There was some criticism of Rimington's role, particularly in the generous arrangements for the incoming chief executive, Luc Vandevelde. Was she, in retrospect, a bit naive to begin with? "Yes, I think you're probably right. I don't think I had fully understood the differences. But on the other hand it's easy to go too far and say that all they're interested in is lining their own pockets, which they're not, actually. I'm sure that if I went back to my previous job now, I would have quite a different attitude to certain things, but I hope fundamentally I would still believe as I did then, about the importance of the public service ethos."

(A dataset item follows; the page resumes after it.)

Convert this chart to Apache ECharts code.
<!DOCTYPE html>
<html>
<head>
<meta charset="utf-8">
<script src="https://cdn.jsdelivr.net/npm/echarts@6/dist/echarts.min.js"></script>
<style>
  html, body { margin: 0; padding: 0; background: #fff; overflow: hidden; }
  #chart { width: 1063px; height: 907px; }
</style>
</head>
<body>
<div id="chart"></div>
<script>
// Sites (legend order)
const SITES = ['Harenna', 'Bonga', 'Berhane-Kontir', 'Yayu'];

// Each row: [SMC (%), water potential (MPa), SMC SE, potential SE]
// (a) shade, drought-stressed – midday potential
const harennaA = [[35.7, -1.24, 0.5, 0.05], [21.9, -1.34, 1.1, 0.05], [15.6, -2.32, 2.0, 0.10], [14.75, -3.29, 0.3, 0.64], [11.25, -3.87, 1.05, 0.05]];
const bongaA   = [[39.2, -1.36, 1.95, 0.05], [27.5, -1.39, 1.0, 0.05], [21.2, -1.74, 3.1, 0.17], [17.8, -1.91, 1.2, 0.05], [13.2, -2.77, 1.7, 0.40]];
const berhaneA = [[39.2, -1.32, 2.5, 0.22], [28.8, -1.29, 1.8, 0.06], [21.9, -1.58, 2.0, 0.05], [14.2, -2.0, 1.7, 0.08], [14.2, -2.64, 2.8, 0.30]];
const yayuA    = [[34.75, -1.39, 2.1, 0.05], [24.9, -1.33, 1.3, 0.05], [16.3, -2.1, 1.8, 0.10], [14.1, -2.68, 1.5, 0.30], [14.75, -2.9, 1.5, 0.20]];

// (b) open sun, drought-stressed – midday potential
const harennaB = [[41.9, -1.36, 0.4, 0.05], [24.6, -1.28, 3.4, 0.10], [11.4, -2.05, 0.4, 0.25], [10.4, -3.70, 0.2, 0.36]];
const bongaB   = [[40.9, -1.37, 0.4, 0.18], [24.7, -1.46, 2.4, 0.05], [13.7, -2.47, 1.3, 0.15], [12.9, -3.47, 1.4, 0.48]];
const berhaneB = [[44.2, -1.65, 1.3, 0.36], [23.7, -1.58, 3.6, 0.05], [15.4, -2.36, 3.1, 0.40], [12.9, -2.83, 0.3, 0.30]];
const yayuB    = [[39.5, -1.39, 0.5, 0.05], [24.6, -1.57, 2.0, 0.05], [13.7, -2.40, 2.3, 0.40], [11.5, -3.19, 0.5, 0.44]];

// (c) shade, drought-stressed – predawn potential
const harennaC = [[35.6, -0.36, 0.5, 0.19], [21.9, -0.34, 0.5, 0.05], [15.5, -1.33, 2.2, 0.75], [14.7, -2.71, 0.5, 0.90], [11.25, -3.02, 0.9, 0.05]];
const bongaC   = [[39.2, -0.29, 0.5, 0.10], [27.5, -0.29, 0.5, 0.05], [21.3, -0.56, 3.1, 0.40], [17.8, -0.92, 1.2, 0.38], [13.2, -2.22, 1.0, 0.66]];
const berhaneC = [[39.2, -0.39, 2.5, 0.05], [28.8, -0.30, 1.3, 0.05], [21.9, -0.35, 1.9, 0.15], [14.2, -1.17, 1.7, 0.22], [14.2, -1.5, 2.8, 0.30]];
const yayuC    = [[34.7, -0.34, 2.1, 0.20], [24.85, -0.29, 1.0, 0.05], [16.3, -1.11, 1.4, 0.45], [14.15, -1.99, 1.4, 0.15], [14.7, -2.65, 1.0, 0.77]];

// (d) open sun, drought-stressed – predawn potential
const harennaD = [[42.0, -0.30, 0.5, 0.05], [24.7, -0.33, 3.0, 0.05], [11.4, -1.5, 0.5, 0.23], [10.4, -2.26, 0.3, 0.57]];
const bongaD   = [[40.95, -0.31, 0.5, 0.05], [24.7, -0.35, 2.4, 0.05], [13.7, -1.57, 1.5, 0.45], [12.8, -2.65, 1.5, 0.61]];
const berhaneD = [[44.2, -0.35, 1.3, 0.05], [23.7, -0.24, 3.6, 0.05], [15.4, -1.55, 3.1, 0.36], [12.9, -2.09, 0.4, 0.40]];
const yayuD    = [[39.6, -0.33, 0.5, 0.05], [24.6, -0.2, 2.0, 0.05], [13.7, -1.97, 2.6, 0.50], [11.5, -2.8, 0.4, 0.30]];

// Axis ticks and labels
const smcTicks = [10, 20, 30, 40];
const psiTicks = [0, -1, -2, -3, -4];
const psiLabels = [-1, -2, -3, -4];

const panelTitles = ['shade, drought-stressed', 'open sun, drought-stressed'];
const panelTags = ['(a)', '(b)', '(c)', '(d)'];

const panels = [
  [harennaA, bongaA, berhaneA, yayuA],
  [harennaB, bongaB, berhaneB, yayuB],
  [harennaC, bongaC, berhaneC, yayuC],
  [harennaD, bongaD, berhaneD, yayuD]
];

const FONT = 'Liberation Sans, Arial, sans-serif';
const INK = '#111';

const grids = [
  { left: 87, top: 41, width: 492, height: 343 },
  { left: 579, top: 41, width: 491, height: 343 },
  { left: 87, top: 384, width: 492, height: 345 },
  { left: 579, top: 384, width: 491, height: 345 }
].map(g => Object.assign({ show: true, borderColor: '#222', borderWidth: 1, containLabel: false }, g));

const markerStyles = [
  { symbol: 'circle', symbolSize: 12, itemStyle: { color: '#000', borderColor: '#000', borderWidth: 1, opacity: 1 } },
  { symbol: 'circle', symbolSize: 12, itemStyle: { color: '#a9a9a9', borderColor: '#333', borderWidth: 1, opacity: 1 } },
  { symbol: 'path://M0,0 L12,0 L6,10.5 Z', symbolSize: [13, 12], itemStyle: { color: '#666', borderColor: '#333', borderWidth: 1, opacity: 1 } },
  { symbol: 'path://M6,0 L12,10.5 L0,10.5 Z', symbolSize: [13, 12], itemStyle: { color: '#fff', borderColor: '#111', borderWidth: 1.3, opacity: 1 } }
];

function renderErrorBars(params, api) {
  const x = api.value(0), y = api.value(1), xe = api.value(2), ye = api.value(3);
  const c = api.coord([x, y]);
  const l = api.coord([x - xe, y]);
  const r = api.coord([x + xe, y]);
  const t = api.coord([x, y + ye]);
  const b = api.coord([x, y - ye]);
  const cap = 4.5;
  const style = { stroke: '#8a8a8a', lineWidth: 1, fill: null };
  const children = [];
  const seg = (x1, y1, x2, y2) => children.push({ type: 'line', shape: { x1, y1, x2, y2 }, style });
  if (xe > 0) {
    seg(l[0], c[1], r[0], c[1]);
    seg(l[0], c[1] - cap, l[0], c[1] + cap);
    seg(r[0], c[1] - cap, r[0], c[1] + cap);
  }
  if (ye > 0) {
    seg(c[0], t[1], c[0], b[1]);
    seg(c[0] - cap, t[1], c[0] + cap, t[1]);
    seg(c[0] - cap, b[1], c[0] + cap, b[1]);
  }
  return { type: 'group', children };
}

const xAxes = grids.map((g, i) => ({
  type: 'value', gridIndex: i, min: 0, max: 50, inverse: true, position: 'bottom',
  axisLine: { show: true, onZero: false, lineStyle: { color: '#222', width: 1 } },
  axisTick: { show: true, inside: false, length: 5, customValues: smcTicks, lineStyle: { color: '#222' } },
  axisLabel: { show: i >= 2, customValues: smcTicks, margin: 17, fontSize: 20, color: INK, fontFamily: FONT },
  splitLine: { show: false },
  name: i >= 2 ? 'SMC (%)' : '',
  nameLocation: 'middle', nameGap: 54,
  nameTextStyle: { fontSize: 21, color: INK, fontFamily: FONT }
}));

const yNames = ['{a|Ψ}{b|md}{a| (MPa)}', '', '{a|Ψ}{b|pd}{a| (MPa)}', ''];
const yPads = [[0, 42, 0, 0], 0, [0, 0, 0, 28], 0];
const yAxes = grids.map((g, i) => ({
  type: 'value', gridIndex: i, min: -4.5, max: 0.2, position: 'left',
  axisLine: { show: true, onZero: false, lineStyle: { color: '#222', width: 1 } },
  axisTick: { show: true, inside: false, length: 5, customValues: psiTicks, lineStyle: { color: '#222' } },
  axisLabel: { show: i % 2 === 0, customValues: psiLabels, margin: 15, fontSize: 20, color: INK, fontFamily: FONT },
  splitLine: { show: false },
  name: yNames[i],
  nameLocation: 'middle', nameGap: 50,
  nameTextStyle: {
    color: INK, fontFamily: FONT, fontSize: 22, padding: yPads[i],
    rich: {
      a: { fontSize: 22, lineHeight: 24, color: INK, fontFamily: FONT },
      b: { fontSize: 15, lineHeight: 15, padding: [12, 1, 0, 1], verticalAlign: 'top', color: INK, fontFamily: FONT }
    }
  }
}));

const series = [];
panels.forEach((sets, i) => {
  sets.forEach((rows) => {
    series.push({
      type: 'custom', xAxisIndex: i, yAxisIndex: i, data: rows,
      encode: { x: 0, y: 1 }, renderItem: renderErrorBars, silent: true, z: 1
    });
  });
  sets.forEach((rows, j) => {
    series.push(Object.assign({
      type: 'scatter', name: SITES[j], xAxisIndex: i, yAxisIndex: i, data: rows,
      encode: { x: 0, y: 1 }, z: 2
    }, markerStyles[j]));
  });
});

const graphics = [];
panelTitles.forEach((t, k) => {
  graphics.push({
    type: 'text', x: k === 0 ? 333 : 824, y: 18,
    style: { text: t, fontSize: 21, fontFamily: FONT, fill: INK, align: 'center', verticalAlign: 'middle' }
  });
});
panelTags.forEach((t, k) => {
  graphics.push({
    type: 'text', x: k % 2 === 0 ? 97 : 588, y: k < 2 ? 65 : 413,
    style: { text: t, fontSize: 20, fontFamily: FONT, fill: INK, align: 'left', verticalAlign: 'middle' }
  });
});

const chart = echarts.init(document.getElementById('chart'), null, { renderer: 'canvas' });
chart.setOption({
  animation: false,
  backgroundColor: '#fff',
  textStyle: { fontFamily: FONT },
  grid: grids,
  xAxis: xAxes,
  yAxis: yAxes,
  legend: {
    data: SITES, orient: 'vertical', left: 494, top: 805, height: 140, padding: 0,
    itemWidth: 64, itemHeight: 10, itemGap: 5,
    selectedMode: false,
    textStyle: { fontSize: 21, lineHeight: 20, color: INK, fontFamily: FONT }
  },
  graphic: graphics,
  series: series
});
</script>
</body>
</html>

One thing that has surprised her about life on the "outside" is the maleness of the British boardroom. "By the time I left public service, I think it's true to say that women were regarded as paid-up members of the human race. But in the boardrooms of British companies that really is not yet the case. Obviously there are more women around than there were, but there's still a real sense of 'We need a woman on the board, a woman's point of view', which I found quite shocking." Marks & Spencer included? "Oh, yeah, everywhere. Some were more overt about it than others. One chairman said to me, 'We need a woman on the board, but I'm not sure I can convince my colleagues', which was absolutely breathtaking! I wouldn't join such a company."

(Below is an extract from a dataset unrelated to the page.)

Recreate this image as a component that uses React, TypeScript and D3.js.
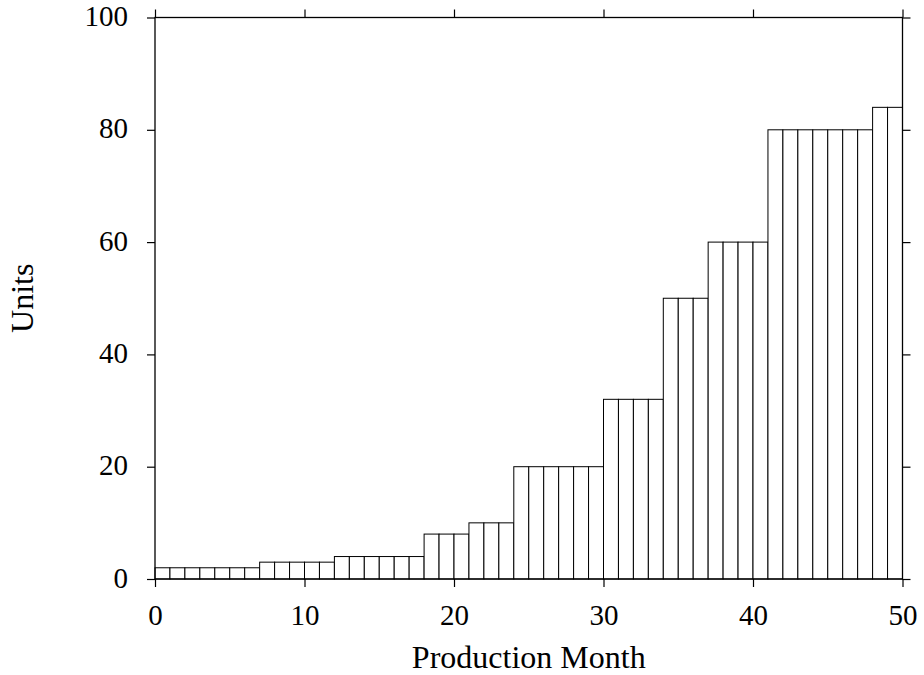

How does she spend her spare time, while not sitting on boards or writing books? "I don't seem to have very much time at the moment. I seem to have taken on far more than I can cope with. I go to the country, where I have a little house, and potter about but now - I shall be 67 next birthday - I'm beginning to think about how I'll wind down as I'm coming to the end of the natural, first period of some of the things I've taken on. So I may find I've got more spare time in the future."

The bad news for Sir Richard Wilson and her former colleagues in Thames House is that she's got the writing bug and is now toying with the idea of a novel. Inevitably, it would be a spy novel. Of all the writers in the genre, she thinks Le Carré; gets closest to the reality of life on the inside. "But because he is a novelist, it all sounds a lot more sharp and exciting than it is in reality. The reality is a lot more boring. It's about people making decisions, people working in the context of the law and oversight, and being answerable to things. What John Le Carré; gets wrong is in his organisations, everybody is suspecting each other and fighting each other, and that's not the case at all."

The good news is that - notwithstanding her recent experiences - obedient attitudes die hard. "Of course I would submit it for clearance. As I understand the contractual obligations, anything that could be interpreted as referring to my work in the service would have to be submitted."